Prior to the attack, over 100,000 tourists from Israel had made Mombasa and Kenyan Coast their second home away from home.
“Arkia Airline used to bring in between 250-270 guests per flight. It had operated Mombasa route for close to seven years before the attempted missile attack,” said Sulami.
After the attack, the airline stopped flying the route and Israel investments at the Coast started dwindling.
Sulami claimed that what followed was a number of litigation and attempts to force them to close down the hotel.
“We became the target yet the Kenyan government had promised to assist the affected persons,” said Sulami, without providing any evidence of the alleged persecution.
The victims of the attack narrated to the Saturday Standard on how they were neglected by the Government and the owner of the hotel.
For instance, Neema cannot walk as her legs were seriously injured. She was working at the front office at the hotel.
On that fateful day, she was helping a guest check in as her colleagues were overwhelmed by the number of tourists.
“Had I remained inside the hotel at my work station, may be I would not have been injured this way,” said Neema.

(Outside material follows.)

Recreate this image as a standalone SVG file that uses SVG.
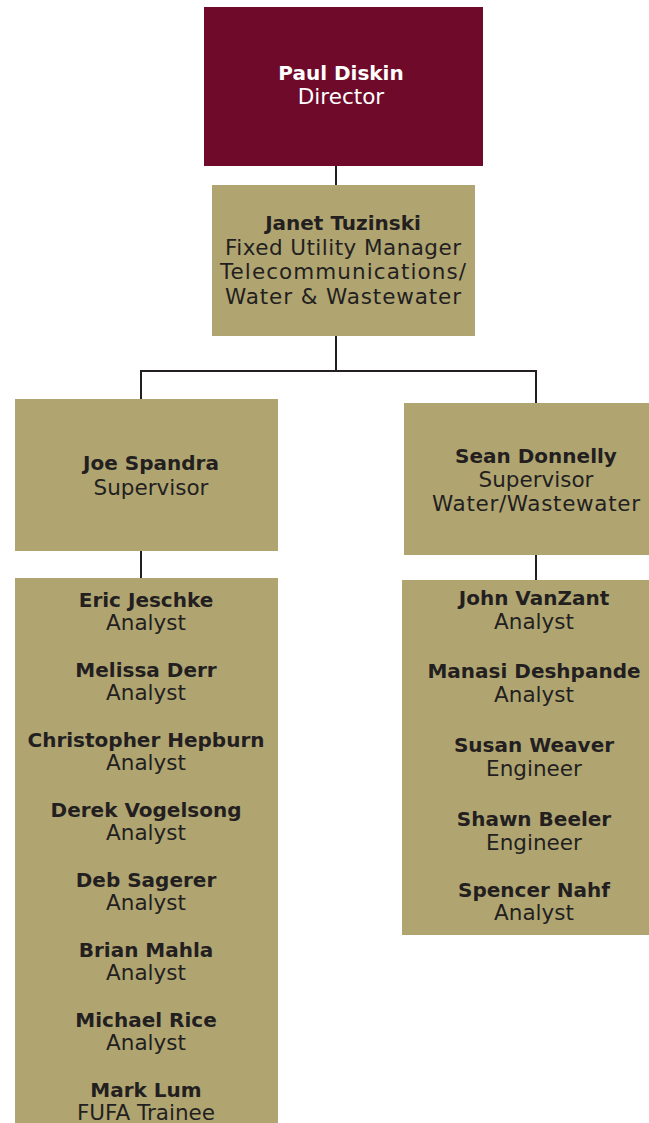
<svg xmlns="http://www.w3.org/2000/svg" width="649" height="1123" viewBox="0 0 649 1123">
<style>
.box{fill:#b0a571}
.dir{fill:#6f0a2a}
text{font-family:"DejaVu Sans","Liberation Sans",sans-serif;text-anchor:middle;fill:#231f20}
.n{font-weight:bold;font-size:20px}
.t{font-size:21.5px}
.w{fill:#ffffff}
.c{stroke:#231f20;stroke-width:2;fill:none}
</style>
<rect width="649" height="1123" fill="#ffffff"/>
<g id="connectors">
<path class="c" d="M336 166V185M336 336V371M141 371H536M141 370V399M536 370V403M141 551V578M536 555V580"/>
</g>
<g id="director">
<rect class="dir" x="204" y="7" width="279" height="159"/>
<text class="n w" x="341" y="80">Paul Diskin</text>
<text class="t w" x="341" y="104">Director</text>
</g>
<g id="manager">
<rect class="box" x="212" y="185" width="263" height="151"/>
<text class="n" x="343" y="230">Janet Tuzinski</text>
<text class="t" x="343" y="255" textLength="236" lengthAdjust="spacing">Fixed Utility Manager</text>
<text class="t" x="343" y="279" textLength="246" lengthAdjust="spacing">Telecommunications/</text>
<text class="t" x="343" y="304" textLength="236" lengthAdjust="spacing">Water &amp; Wastewater</text>
</g>
<g id="sup-left">
<rect class="box" x="15" y="399" width="263" height="152"/>
<text class="n" x="151" y="470">Joe Spandra</text>
<text class="t" x="151" y="495">Supervisor</text>
</g>
<g id="sup-right">
<rect class="box" x="404" y="403" width="245" height="152"/>
<text class="n" x="536" y="463">Sean Donnelly</text>
<text class="t" x="536" y="487">Supervisor</text>
<text class="t" x="536" y="511" textLength="208" lengthAdjust="spacing">Water/Wastewater</text>
</g>
<g id="team-left">
<rect class="box" x="15" y="578" width="263" height="545"/>
<text class="n" x="146" y="607">Eric Jeschke</text>
<text class="t" x="146" y="630">Analyst</text>
<text class="n" x="146" y="677">Melissa Derr</text>
<text class="t" x="146" y="700">Analyst</text>
<text class="n" x="146" y="747">Christopher Hepburn</text>
<text class="t" x="146" y="770">Analyst</text>
<text class="n" x="146" y="817">Derek Vogelsong</text>
<text class="t" x="146" y="840">Analyst</text>
<text class="n" x="146" y="887">Deb Sagerer</text>
<text class="t" x="146" y="910">Analyst</text>
<text class="n" x="146" y="957">Brian Mahla</text>
<text class="t" x="146" y="980">Analyst</text>
<text class="n" x="146" y="1027">Michael Rice</text>
<text class="t" x="146" y="1050">Analyst</text>
<text class="n" x="146" y="1097">Mark Lum</text>
<text class="t" x="146" y="1120">FUFA Trainee</text>
</g>
<g id="team-right">
<rect class="box" x="402" y="580" width="247" height="355"/>
<text class="n" x="534" y="605">John VanZant</text>
<text class="t" x="534" y="629">Analyst</text>
<text class="n" x="534" y="678">Manasi Deshpande</text>
<text class="t" x="534" y="702">Analyst</text>
<text class="n" x="534" y="752">Susan Weaver</text>
<text class="t" x="534" y="776">Engineer</text>
<text class="n" x="534" y="826">Shawn Beeler</text>
<text class="t" x="534" y="850">Engineer</text>
<text class="n" x="534" y="897">Spencer Nahf</text>
<text class="t" x="534" y="920">Analyst</text>
</g>
</svg>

November is a peak season for the tourism sector in Coast. On that day, as a group of 230 guests were leaving the hotel, another 250 tourists were checking in. All the guests were Israelis.
“I reported early for duty on that fateful day and was looking forward to a rather busy day since we had huge check in and check out for guests,” she said in an interview.
At the gate, a troupe of Girima dancers were doing their jig to bid goodbye to outgoing guests and welcome the incoming ones.
Most of the incoming tourists had already been ushered in to the waiting lounge at the reception but a small group had joined the traditional dancers.
“What followed was a huge bang followed by fire all over the Makuti-thatched hotel,” Neema said, adding that she found herself on the ground.
Neema could not walk so she crawled to the swimming pool. She had suffered serious burns allover her body and decided to jump into the swimming pool to cool herself.
“I was taken to hospital in Mombasa and later airlifted by a military aircraft to Israel for specialised treatment at Jerusalem Hospital. I spent four weeks receiving treatment for my broken legs and burnt face and back,” she said.
The Kikambala bombing incident also robbed the family of Mufidha Mohamed of its breadwinner, Wildred Oyaro Owuor, who used to operate a taxi business at the hotel.
“My husband suffered a ruptured stomach. He died 21 days after he was admitted at Pandya Hospital,” Mufidha says. She was breastfeeding Zaki, their last born now 18 years, when the attack happened.
She said with the death of her husband, she was left as the sole breadwinner to fend for her five children.
“It has not been easy for us all. I have tried to venture into business with very little success,” she said.
Today Mufidha, her children and a few other survivors will converge at the blast site to hold prayers and commemorate those who died.
“Today we shall go to the hotel which has now closed down to hold prayers. It is a ritual I’ll do until I meet him in the next life,” says Mufidha.
Dr Sam Ikwaye, Kenya Association of Hotelkeepers and Caterers (Kahc) Coast branch executive officer, says the events of the fateful day have had a long impact on Kenyan tourism.
Dr Ikwaye says it is after the Kikambala bombing that key foreign tourists source markets started issuing travel advisories against Mombasa and the Coast region.
“This was the start of a very bad beginning for Kenyan tourism,” Ikwaye said.
He explained the Kikambala bombing marked the first time the industry experienced serious external shocks and has never fully recovered.
“Neighbouring nations too and the world experienced our pain years after we had suffered and today terrorism has been recognised as a threat not just synonmous with Kenya, but the world over,” he said.
Kilifi Senator Stewart Madzayo said it is unfortunate that no compensation was made to those who suffered the brunt of the terror attack.
“Both the national and county governments should be compelled to assist surviving families. This will not take away completely the suffering they have endured but will offer some sort of comfort to those affected,” said Justice (rtd) Madzayo.